The court’s central focus was the propane company’s lack of knowledge and consent to the alteration, modification or repair of the gas system. According to evidentiary testimony in the record, an Independent Propane employee told an investigator that a solenoid valve found at the scene of the fire was not present when he did his pressure test in November 2009. Applicable law would require a solenoid shutoff valve on a furnace located in the basement such as this. The court determined these facts created a factual dispute that precluded dismissal of the case against Independent Propane at an early stage.

The court was also asked to dismiss a breach of contract claim brought against Independent Propane by the plaintiff because it only presented conclusory allegations. Colorado is a notice-pleading state as compared to a fact-pleading state. All that is necessary to allege a claim is a “short and plain statement of the claim showing that the pleader is entitled to relief.” Here the plaintiff simply alleged that Independent Propane had a contract with the plaintiff requiring it to inspect the propane system, and it failed to do this, resulting in damages. The court said these allegations, if true, would form the basis for a breach-of-contract claim. But the facts as developed in the case and at trial will ultimately determine if a breach of contract exists.

Finally, the plaintiff claimed Independent Propane was negligent per se and violated Colorado law because it serviced a system that was below grade and did not include a gas-detecting device.

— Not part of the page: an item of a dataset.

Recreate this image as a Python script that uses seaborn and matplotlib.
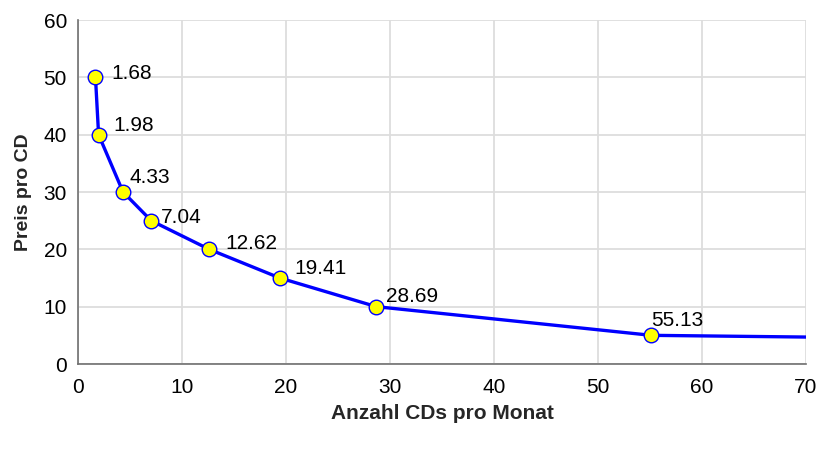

Independent Propane claimed the cited rule was eliminated as of Nov. 10, 2009, and it did not deliver fuel to the home until Nov. 24, 2009. The plaintiff claimed the law was not eliminated until Jan. 1, 2010. Here the court sidestepped the issue by saying the plaintiff could still proceed with its negligence per se claim, but it would not yet decide the effective date of the rule’s elimination.

A seasoned trial lawyer views this decision as a road map for building a defensible case, as well as a predictor of the critical issues in the case.

To obtain a favorable result for the propane company, it’s important to focus on the lack of knowledge of the altered system, the limited duty to inspect, and the elimination of the restriction on below-grade installations to sometime before Independent Propane initiated propane service to the home.

Given this decision was rendered when the lawsuit was in its early stages, other facts may develop that present good defense strategies.